I campioni senza fame
«Oggi è un altro mondo, nel quale i giovani non si focalizzano solo su una passione: per noi dopo la famiglia e la scuola c’era solo il pallone», dice oggi per spiegare i campioni senza fame nello sport. Poi spiega la sua svolta storica: «Nel 1984 con Liedholm e il passaggio alla difesa a zona cominciai a capire la mia ascesa: quel gioco me lo sentivo addosso, la mia mente era portata al futuro, a un calcio più offensivo e organizzato». Silvio Berlusconi lo sorprendeva «quasi sempre. Abbiamo avuto un rapporto molto bello: era attento all’atleta, ma anche alla persona. E ritirare la maglia numero 6 fu qualcosa di mai visto prima. La politica? Qualche volta mi chiedeva se mi sarebbe piaciuto candidarmi a Milano.

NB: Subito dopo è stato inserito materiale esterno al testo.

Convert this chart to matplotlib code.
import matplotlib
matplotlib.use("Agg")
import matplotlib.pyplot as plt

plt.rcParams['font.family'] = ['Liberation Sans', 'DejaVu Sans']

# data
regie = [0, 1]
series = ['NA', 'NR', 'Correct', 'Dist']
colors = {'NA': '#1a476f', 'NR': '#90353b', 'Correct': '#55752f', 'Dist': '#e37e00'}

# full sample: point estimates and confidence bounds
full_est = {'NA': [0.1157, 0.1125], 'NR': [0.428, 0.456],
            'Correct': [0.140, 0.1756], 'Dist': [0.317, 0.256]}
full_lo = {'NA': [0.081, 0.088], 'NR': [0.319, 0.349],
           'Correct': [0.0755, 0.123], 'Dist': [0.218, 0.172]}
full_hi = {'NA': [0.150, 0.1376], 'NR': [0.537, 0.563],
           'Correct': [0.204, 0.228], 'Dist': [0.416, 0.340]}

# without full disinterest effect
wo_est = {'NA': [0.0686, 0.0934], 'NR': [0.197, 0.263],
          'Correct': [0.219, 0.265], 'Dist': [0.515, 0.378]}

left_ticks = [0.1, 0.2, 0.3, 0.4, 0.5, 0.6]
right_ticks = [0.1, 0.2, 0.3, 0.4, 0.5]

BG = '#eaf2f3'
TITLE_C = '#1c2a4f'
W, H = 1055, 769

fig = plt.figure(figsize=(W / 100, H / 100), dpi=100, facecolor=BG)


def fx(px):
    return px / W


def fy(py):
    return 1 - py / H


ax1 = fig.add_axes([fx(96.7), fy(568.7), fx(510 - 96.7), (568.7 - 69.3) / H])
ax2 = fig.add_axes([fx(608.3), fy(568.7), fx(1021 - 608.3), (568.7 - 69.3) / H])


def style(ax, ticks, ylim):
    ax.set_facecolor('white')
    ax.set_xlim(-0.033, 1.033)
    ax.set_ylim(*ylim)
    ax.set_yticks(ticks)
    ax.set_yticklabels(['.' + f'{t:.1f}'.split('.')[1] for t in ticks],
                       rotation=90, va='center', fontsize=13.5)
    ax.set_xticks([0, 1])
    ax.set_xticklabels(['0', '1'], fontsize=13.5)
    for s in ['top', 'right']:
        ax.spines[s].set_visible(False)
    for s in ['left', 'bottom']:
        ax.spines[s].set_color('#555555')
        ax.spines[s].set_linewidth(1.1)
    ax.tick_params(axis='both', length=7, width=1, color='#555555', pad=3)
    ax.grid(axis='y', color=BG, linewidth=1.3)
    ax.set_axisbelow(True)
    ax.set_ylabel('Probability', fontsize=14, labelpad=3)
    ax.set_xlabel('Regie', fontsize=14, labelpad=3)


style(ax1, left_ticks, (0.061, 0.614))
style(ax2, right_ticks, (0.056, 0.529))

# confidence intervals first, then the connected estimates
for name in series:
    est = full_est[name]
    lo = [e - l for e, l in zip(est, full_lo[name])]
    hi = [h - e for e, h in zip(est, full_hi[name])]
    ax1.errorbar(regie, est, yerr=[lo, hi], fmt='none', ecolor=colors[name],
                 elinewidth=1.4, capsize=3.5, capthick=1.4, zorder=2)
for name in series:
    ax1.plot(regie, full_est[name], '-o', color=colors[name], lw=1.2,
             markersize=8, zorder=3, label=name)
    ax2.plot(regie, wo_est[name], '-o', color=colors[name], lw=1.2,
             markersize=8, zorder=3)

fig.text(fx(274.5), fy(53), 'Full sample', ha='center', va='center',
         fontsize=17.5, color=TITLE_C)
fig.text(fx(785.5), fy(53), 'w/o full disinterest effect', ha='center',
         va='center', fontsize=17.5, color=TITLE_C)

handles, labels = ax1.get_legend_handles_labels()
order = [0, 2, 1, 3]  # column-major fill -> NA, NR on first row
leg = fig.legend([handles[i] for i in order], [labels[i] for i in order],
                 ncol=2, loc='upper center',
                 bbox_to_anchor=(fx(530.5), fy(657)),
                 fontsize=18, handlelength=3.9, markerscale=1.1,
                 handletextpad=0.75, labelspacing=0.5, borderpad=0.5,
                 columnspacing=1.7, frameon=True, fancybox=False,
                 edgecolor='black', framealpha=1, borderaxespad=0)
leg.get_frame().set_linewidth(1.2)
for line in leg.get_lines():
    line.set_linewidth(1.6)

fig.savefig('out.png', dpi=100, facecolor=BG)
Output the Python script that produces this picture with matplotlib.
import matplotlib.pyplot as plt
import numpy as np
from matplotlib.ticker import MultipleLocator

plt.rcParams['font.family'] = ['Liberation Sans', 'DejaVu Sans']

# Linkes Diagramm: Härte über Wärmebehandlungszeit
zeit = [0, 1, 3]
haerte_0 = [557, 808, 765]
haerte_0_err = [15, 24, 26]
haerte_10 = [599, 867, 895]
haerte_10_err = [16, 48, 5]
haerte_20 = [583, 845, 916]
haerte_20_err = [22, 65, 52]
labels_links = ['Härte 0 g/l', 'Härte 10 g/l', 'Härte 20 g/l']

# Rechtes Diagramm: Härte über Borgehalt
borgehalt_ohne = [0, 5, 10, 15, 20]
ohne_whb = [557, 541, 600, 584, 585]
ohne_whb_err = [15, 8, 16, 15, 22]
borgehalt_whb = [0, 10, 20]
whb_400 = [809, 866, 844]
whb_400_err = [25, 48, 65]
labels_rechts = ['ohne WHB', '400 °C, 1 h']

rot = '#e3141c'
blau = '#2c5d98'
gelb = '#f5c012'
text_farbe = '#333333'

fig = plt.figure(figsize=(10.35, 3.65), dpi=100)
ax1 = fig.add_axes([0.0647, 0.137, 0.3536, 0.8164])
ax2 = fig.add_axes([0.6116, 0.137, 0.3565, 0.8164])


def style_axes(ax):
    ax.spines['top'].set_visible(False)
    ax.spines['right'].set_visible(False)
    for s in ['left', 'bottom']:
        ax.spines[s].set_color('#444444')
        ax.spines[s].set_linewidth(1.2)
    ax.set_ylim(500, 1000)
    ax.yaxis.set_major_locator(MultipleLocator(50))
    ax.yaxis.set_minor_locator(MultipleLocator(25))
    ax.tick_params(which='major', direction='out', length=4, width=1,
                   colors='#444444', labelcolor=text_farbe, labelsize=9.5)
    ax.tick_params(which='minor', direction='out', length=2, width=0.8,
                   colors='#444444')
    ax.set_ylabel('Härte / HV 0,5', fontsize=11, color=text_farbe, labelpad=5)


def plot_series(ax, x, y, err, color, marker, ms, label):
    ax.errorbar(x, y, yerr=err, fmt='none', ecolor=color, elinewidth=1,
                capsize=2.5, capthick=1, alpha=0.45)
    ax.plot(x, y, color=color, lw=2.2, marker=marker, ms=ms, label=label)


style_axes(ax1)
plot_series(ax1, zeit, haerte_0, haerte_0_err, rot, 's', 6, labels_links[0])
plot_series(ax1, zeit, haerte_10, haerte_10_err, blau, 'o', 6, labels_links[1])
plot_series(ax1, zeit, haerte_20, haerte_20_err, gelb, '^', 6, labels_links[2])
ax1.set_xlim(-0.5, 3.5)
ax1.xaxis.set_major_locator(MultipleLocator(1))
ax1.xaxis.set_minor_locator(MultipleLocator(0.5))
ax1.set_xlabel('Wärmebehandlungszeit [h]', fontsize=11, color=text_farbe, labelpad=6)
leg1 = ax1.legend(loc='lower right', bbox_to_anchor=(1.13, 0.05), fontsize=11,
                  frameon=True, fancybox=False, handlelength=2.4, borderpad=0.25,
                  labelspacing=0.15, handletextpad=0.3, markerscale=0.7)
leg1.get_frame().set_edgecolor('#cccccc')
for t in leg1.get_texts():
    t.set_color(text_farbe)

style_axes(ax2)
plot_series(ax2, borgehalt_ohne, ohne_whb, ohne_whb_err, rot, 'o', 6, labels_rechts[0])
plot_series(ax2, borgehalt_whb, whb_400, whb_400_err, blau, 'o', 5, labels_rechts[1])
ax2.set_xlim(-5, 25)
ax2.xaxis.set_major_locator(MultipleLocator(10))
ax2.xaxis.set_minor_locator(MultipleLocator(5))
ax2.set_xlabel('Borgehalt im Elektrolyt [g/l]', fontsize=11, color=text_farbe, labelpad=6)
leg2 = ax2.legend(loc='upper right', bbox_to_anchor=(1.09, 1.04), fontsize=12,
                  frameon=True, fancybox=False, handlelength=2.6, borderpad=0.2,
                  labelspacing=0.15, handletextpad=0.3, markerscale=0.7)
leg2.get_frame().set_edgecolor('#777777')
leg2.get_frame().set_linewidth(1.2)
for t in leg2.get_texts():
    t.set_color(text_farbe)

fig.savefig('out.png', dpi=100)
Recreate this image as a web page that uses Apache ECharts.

Poi ha capito che il mio carattere non era adatto».
Il regista Herzog
Baresi ricorda l’incontro con il regista Werner Herzog: «Quando lo sentii parlare di me in tv da Fazio mi meravigliò molto, anche perché non era un appassionato di calcio: eppure entrò nell’aspetto umano e tecnico, nella intuizione dello spazio e del gioco, come nessun altro. Incontrandolo, ho capito meglio il potere dell’immaginazione, come quello di Fitzcarraldo che issa la nave sopra la montagna. Bisogna puntare a obiettivi che magari non pensi nemmeno che esistano». E adesso dice che non sa se rimarrebbe per tutta la carriera nello stesso club: «Il calcio è cambiato, io non ho nemmeno mai avuto un procuratore. Restare al Milan era una cosa naturale». Avrebbe potuto guadagnare molto di più: «Sì, ma ci si pensa sempre dopo. Certo, oggi le cifre che girano sono molto diverse».